In April 2009, members of Cowlitz County Deserves Better launched a broad, 6-month investigation into the operational and environmental practices of Chinook Ventures, a private company operating on several hundred riverfront acres owned by Pennsylvania-based aluminum multinational corporation Alcoa, Inc. The investigation was prompted by community concerns over the Washington State Department of Ecology’s issuance of $150,000 USD in fines against Chinook Ventures in March 2009 for "operating without necessary permits and failing to protect air quality and prevent polluted runoff from reaching the Columbia River." The company unsuccessfully appealed the fine.

Cowlitz County Deserves Better's investigation included interviews with current and former employees of Chinook Ventures, hundreds of public documents, and site visits from land and water.
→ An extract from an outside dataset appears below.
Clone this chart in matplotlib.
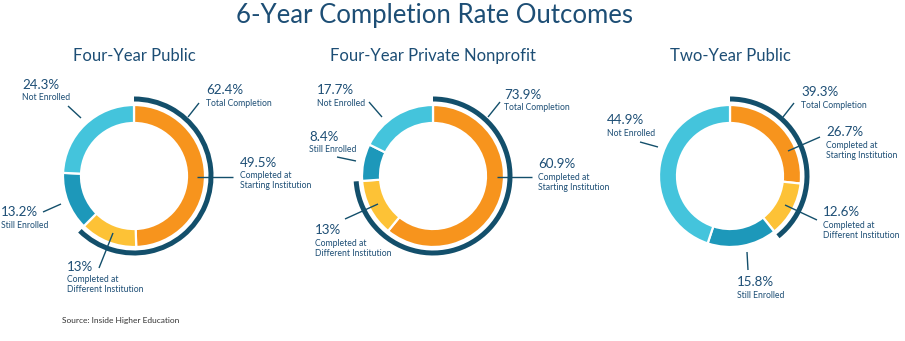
import matplotlib
matplotlib.use("Agg")
import matplotlib.pyplot as plt

plt.rcParams['font.family'] = ['Lato', 'DejaVu Sans']

# ---- data ----
titles = ["Four-Year Public", "Four-Year Private Nonprofit", "Two-Year Public"]
categories = ["Completed at Starting Institution", "Completed at Different Institution",
              "Still Enrolled", "Not Enrolled"]
starting = [49.5, 60.9, 26.7]
different = [13.0, 13.0, 12.6]
still = [13.2, 8.4, 15.8]
not_enrolled = [24.3, 17.7, 44.9]
total = [62.4, 73.9, 39.3]
pct_labels = [
    ["49.5%", "13%", "13.2%", "24.3%", "62.4%"],
    ["60.9%", "13%", "8.4%", "17.7%", "73.9%"],
    ["26.7%", "12.6%", "15.8%", "44.9%", "39.3%"],
]
sub_labels = [["Completed at", "Starting Institution"], ["Completed at", "Different Institution"],
              ["Still Enrolled"], ["Not Enrolled"], ["Total Completion"]]

colors = ["#F7941D", "#FDC236", "#1D98BA", "#44C4DC"]
dark = "#134F6B"
txt = "#1d4e75"

W, H = 905, 341
fig = plt.figure(figsize=(W / 100, H / 100), dpi=100)
ax = fig.add_axes([0, 0, 1, 1])
ax.set_xlim(0, W)
ax.set_ylim(0, H)
ax.set_aspect('equal')
ax.axis('off')

def Y(y):
    return H - y

centers = [(134, 176), (433, 176), (730, 176)]
R, WD = 71, 18

# layout: per donut, per label (order: starting, different, still, not, total)
# (text x, pct y, leader start (x,y), leader end (x,y))
layout = [
    [(240, 163, (197, 177), (233, 177)),
     (67, 267, (113, 233), (99, 268)),
     (1, 212, (61, 204), (43, 212)),
     (22, 85, (81, 118), (68, 106)),
     (206, 90, (188, 117), (199, 103))],
    [(538, 164, (497, 177), (532, 177)),
     (315, 230, (378, 204), (345, 219)),
     (309, 137, (356, 161), (337, 157)),
     (317, 90, (382, 117), (369, 102)),
     (504, 95, (488, 117), (500, 102))],
    [(826, 132, (788, 151), (820, 137)),
     (823, 212, (785, 205), (817, 220)),
     (737, 282, (747, 252), (748, 270)),
     (607, 120, (658, 147), (640, 142)),
     (801, 92, (783, 117), (794, 103))],
]

for i in range(3):
    cx, cy = centers[i]
    vals = [starting[i], different[i], still[i], not_enrolled[i]]
    ax.pie(vals, colors=colors, center=(cx, Y(cy)), radius=R, startangle=90,
           counterclock=False, normalize=True,
           wedgeprops=dict(width=WD, edgecolor='white', linewidth=1.6))
    ax.pie([total[i], 100 - total[i]], colors=[dark, 'none'], center=(cx, Y(cy)),
           radius=R + 8.5, startangle=90, counterclock=False, normalize=True,
           wedgeprops=dict(width=5, linewidth=0))
    ax.text(cx, Y(56), titles[i], fontsize=12, color=txt, ha='center', va='center')
    for j in range(5):
        tx, ty, p0, p1 = layout[i][j]
        ax.plot([p0[0], p1[0]], [Y(p0[1]), Y(p1[1])], color=dark, lw=1.0, solid_capstyle='butt')
        ax.text(tx, Y(ty), pct_labels[i][j], fontsize=9.6, color=txt, ha='left', va='center')
        for k, s in enumerate(sub_labels[j]):
            ax.text(tx, Y(ty + 13 + 10 * k), s, fontsize=6.2, color=txt, ha='left', va='center')

ax.text(434, Y(15), "6-Year Completion Rate Outcomes", fontsize=18.5, color=txt,
        ha='center', va='center')
ax.text(62, Y(321), "Source: Inside Higher Education", fontsize=6, color='#333333',
        ha='left', va='center')

ax.set_xlim(0, W)
ax.set_ylim(0, H)
ax.set_aspect('equal')
ax.axis('off')
fig.savefig("out.png", dpi=100, facecolor='white')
They compiled their findings, which included a list of more than a dozen suspected environmental and labor violations, and began a public education campaign in November 2009.

One of the group's primary concerns is that the City of Longview is drilling for drinking water near the site. In January 2010, the Longview Daily News reported:

Cowlitz County Deserves Better, a grass-roots group that advocates for clean water for fishing and drinking, passed out fliers in the Longview City Council chambers Thursday saying the city should postpone a decision on the water supply until the state is finished investigating and addressing alleged environmental violations at Chinook Ventures. ... That company's site on Industrial Way, across the street from the Mint Farm, was contaminated by decades of Reynolds Metals Co.'s aluminum production, and hazardous materials have been found in the ground and groundwater.

In February 2010, state investigators suspected Chinook Ventures as the source of a mile-long plume of a black substance, reported to be "two to five dump truck loads of petroleum coke". that was floating down the Columbia River. A Cowlitz County Deserves Better spokesperson told the Oregonian newspaper that "We're afraid that this spill of petcoke is just the beginning of more to come."